Little is known about the Pioneer-class racing competition in the USSR during 1952 until 1962, when the project was cancelled. What we found out is that in the beginning cars were built and raced by students of Dzerzhinsky Military Technical Academy and Military Academy of Mechanization and Motorization, with other USSR Technical Academies joining the competition later. Due to numerous accidents, after 1955, only senior experienced military personnel were allowed to pilot the immensely powerful vehicles.
All tracks were strip-type, meaning they were basically just long, hard surface, sometimes stretching up to 100 miles. Shorter tracks (up to 3 miles) were paved, while longer ones were constructed on dry lake beds or frozen lakes.

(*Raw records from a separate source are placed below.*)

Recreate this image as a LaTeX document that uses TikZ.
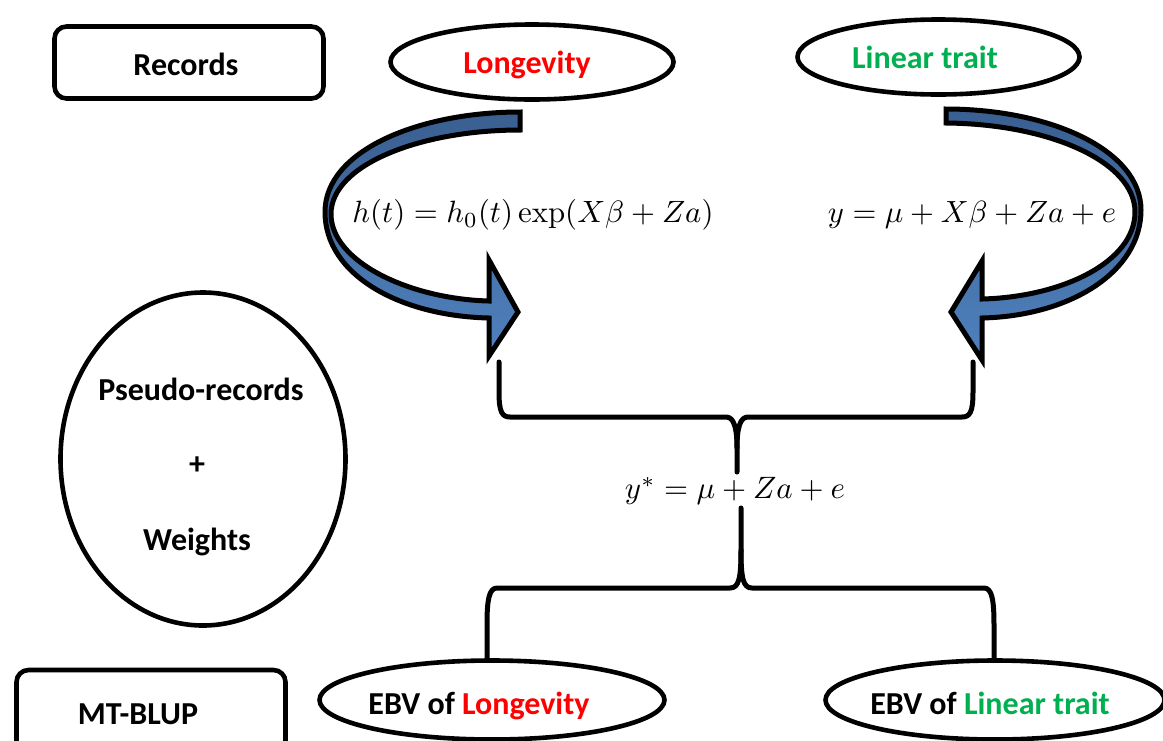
\documentclass[tikz,border=0pt]{standalone}
\usepackage[no-math]{fontspec}
\setmainfont{Carlito}
\usepackage{graphicx}
\usetikzlibrary{shapes.geometric}
\definecolor{tred}{RGB}{255,0,0}
\definecolor{tgreen}{RGB}{0,176,80}
\definecolor{arrowdark}{RGB}{58,95,145}
\definecolor{arrowlight}{RGB}{79,129,189}
\tikzset{
  boxst/.style={draw, line width=4.6pt, rounded corners=12pt, minimum width=269pt, minimum height=72pt, inner sep=0pt},
  ellst/.style={draw, ellipse, line width=4.6pt, inner sep=0pt},
  lbl/.style={anchor=base, inner sep=0pt, font=\fontsize{32}{38}\selectfont\bfseries},
  eqn/.style={inner sep=0pt},
  bracest/.style={line width=5pt, line join=round, line cap=round},
  bigarrow/.style={draw, line width=5pt, line join=miter, top color=arrowdark, bottom color=arrowlight},
}
\begin{document}
\begin{tikzpicture}[x=1pt,y=-1pt]
\useasboundingbox (0,0) rectangle (1163,740);
\fill[white] (0,0) rectangle (1163,740);

% boxes and ellipses
\node[boxst] (rec) at (189,62.5) {};
\node[lbl] (rectxt) at (186,75) {Records};
\node[ellst, minimum width=283pt, minimum height=75pt] (lon) at (532,62) {};
\node[lbl, text=tred] (lontxt) at (527,73) {Longevity};
\node[ellst, minimum width=282pt, minimum height=75pt] (lin) at (938.5,57) {};
\node[lbl, text=tgreen] (lintxt) at (925,68) {Linear trait};

\node[ellst, minimum width=285pt, minimum height=333pt] (pseudo) at (203,459) {};
\node[lbl] (p1) at (201,400) {Pseudo-records};
\node[lbl] (p2) at (197,474) {+};
\node[lbl] (p3) at (197,550) {Weights};

\node[boxst, minimum height=90pt] (mt) at (151,715) {};
\node[lbl] (mttxt) at (138,724) {MT-BLUP};
\node[ellst, minimum width=345pt, minimum height=79pt] (ebvl) at (492,700) {};
\node[lbl] (ebvltxt) at (479,714) {EBV of \textcolor{tred}{Longevity}};
\node[ellst, minimum width=339pt, minimum height=79pt] (ebvr) at (995,700) {};
\node[lbl] (ebvrtxt) at (990,714) {EBV of \textcolor{tgreen}{Linear trait}};

% curved arrows
\path[bigarrow] (520,112) .. controls (420,112) and (325,150) .. (325,212)
  .. controls (325,275) and (400,316) .. (489,318) -- (489,356) -- (518,312)
  -- (489,260) -- (489,301) .. controls (410,299) and (331,262) .. (331,214)
  .. controls (331,165) and (420,130) .. (520,130) -- cycle;
\path[bigarrow] (946,109) .. controls (1050,109) and (1141,150) .. (1141,210)
  .. controls (1141,272) and (1070,316) .. (982,318) -- (982,360) -- (951,312)
  -- (982,261) -- (982,299) .. controls (1062,297) and (1135,262) .. (1135,212)
  .. controls (1135,162) and (1050,124) .. (946,123) -- cycle;

% equations
\node[eqn] (eq1) at (533,215) {\resizebox{361pt}{!}{$h(t)=h_0(t)\exp(X\beta+Za)$}};
\node[eqn] (eq2) at (972,215) {\resizebox{288pt}{!}{$y=\mu+X\beta+Za+e$}};
\node[eqn] (eq3) at (735,491) {\resizebox{220pt}{!}{$y^{*}=\mu+Za+e$}};

% braces
\coordinate (ubl) at (499,362);
\coordinate (ubr) at (973,362);
\coordinate (ubs) at (737,472);
\coordinate (lbs) at (741,508);
\coordinate (lbl) at (487,660);
\coordinate (lbr) at (994,660);
\draw[bracest] (ubl) -- (499,392) .. controls (499,412) and (502,417) .. (510,417)
  -- (726,417) .. controls (734,417) and (737,428) .. (737,448) -- (ubs);
\draw[bracest] (ubr) -- (973,392) .. controls (973,412) and (970,417) .. (962,417)
  -- (748,417) .. controls (740,417) and (737,428) .. (737,448);
\draw[bracest] (lbs) -- (741,550) .. controls (741,578) and (739,588) .. (730,588)
  -- (497,588) .. controls (489,588) and (487,600) .. (487,625) -- (lbl);
\draw[bracest] (741,550) .. controls (741,578) and (743,588) .. (752,588)
  -- (984,588) .. controls (992,588) and (994,600) .. (994,625) -- (lbr);
\end{tikzpicture}
\end{document}
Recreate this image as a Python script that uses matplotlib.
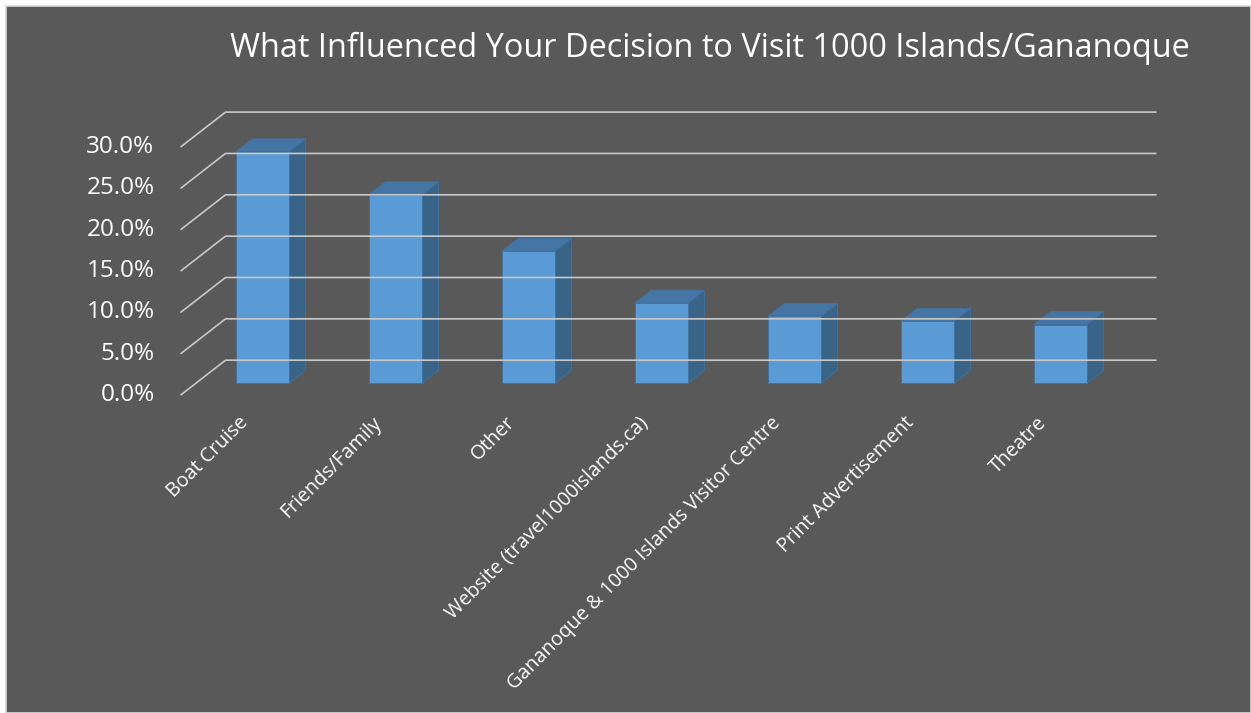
import matplotlib
matplotlib.use("Agg")
import matplotlib.pyplot as plt
from matplotlib.patches import Polygon, Rectangle

# data
categories = ["Boat Cruise", "Friends/Family", "Other",
              "Website (travel1000islands.ca)",
              "Gananoque & 1000 Islands Visitor Centre",
              "Print Advertisement", "Theatre"]
values = [28.0, 22.8, 16.0, 9.7, 8.1, 7.5, 7.1]
ticks = [0, 5, 10, 15, 20, 25, 30]
tick_labels = ["0.0%", "5.0%", "10.0%", "15.0%", "20.0%", "25.0%", "30.0%"]
title = "What Influenced Your Decision to Visit 1000 Islands/Gananoque"

plt.rcParams["font.family"] = ["Open Sans", "DejaVu Sans"]

W, H = 1251, 713
fig = plt.figure(figsize=(W / 100, H / 100), dpi=100, facecolor="white")

# gray chart area with light border (behind the axes)
fig.patches.append(Rectangle((6 / W, 0), 1 - 6 / W, (H - 6) / H, transform=fig.transFigure,
                             facecolor="#595959", edgecolor="#D9D9D9", linewidth=1.2,
                             zorder=-5))

# axes fill the figure; data units: categories along x, percent along y
ax = fig.add_axes([0, 0, 1, 1])
ax.set_axis_off()
X0, Y0, SX, SY = 247, 395.2, 133.0, 8.27
ax.set_xlim(-X0 / SX, (W - X0) / SX)
ax.set_ylim((Y0 - H) / SY, Y0 / SY)

# oblique depth vector for the full floor depth
DX, DY = 45 / SX, 35 / SY
T0, T1 = 0.34, 0.71       # bar depth range
BW = 0.4                  # bar width
XL, XR = -0.5, len(categories) - 0.5


def proj(x, y, t):
    return x + DX * t, y + DY * t


grid_kw = dict(color="#C8C8C8", linewidth=1.2, solid_capstyle="butt")
for v, lab in zip(ticks, tick_labels):
    xa, ya = proj(XL, v, 0)
    xb, yb = proj(XL, v, 1)
    xc, yc = proj(XR, v, 1)
    ax.plot([xa, xb, xc], [ya, yb, yc], **grid_kw)
    ax.text(xa - 26 / SX, ya, lab, ha="right", va="center", color="white", fontsize=17.5)

front_c, top_c, side_c, edge_c = "#5B9BD5", "#4575A4", "#3A6388", "#41719C"
for i, v in enumerate(values):
    x0, x1 = i - BW / 2, i + BW / 2
    front = [proj(x0, 0, T0), proj(x1, 0, T0), proj(x1, v, T0), proj(x0, v, T0)]
    side = [proj(x1, 0, T0), proj(x1, 0, T1), proj(x1, v, T1), proj(x1, v, T0)]
    top = [proj(x0, v, T0), proj(x1, v, T0), proj(x1, v, T1), proj(x0, v, T1)]
    for pts, c in [(side, side_c), (top, top_c), (front, front_c)]:
        ax.add_patch(Polygon(pts, closed=True, facecolor=c, edgecolor=edge_c, linewidth=0.6))
    lx, ly = proj(i - 0.01, -3.0, 0)
    ax.text(lx, ly, categories[i], rotation=45, rotation_mode="anchor",
            ha="right", va="center", color="white", fontsize=14.2)

ax.text(proj(3, 0, 0)[0] + 0.48, (Y0 - 57) / SY, title, ha="center", va="baseline",
        color="white", fontsize=23.4)

fig.savefig("out.png", dpi=100, facecolor="white")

In an effort to popularize the sport many race tracks were built, complete with grand stands and VIP boxes, but quickly feel in dismay due to remoteness of the venues. Most of USSR citizens simply could not afford to travel to a remote venue in the middle of Siberia or Kazakhstan.

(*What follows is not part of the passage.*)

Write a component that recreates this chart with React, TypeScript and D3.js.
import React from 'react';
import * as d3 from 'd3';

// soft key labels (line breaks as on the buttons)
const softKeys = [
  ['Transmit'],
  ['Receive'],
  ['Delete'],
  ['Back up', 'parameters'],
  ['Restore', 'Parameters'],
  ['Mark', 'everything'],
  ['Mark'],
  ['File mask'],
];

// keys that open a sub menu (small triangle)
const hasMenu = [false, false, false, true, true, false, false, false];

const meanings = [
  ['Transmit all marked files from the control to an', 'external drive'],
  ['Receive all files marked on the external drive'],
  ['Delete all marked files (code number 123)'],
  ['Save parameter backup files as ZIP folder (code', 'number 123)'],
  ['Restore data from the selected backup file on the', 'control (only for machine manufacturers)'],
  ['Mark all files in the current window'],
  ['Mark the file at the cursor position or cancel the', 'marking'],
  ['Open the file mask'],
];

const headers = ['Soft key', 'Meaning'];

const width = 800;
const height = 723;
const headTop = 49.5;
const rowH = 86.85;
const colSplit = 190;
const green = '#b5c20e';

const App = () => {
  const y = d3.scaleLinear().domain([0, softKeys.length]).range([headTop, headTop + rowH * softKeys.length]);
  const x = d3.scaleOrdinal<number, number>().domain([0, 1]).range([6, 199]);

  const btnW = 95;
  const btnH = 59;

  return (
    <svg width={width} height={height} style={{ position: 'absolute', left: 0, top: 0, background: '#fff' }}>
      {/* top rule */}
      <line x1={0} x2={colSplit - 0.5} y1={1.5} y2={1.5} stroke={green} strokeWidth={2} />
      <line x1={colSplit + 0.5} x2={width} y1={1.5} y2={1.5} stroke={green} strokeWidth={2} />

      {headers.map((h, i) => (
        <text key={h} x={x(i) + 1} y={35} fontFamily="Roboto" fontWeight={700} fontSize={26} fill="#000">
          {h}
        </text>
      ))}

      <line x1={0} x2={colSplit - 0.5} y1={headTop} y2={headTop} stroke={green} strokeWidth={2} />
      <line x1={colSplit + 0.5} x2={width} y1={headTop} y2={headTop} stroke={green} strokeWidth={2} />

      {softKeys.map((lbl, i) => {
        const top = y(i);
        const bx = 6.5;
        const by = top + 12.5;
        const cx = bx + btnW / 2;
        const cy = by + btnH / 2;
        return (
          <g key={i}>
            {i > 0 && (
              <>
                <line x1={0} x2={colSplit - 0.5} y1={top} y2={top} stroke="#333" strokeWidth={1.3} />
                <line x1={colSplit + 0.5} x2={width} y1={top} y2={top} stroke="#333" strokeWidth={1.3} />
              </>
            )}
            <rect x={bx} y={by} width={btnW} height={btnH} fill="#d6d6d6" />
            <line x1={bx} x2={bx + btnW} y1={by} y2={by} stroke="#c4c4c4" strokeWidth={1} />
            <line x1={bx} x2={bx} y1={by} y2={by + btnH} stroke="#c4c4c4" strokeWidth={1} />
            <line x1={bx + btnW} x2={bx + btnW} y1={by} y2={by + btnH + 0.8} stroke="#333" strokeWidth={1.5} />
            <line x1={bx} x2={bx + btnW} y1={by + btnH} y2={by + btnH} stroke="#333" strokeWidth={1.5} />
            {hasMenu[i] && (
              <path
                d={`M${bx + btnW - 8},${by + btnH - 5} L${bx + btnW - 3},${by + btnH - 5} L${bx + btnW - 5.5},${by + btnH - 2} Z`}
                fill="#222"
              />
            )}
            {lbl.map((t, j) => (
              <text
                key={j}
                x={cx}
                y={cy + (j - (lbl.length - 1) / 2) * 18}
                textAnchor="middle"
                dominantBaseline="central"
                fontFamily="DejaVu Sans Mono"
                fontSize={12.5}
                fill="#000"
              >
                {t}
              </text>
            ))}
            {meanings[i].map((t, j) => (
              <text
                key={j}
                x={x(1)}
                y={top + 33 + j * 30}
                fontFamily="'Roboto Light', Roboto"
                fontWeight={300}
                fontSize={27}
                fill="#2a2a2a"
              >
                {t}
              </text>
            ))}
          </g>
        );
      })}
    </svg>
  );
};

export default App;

In 1962 the Pioneer project was canceled and some of the cars were reworked for speed records. On 1 September 1963, using one such car, engineer Ilya Aleksandrovich Tikhomirov, achieved a speed of 311.419 km/h (193.506 mph) for the measured kilometer at the Baskunchak dry salt lake, setting a Group VIII record and making it the fastest car in the Soviet Union at the time. Reworked Pioneer 2M continued to set records in the Soviet Union until 1972.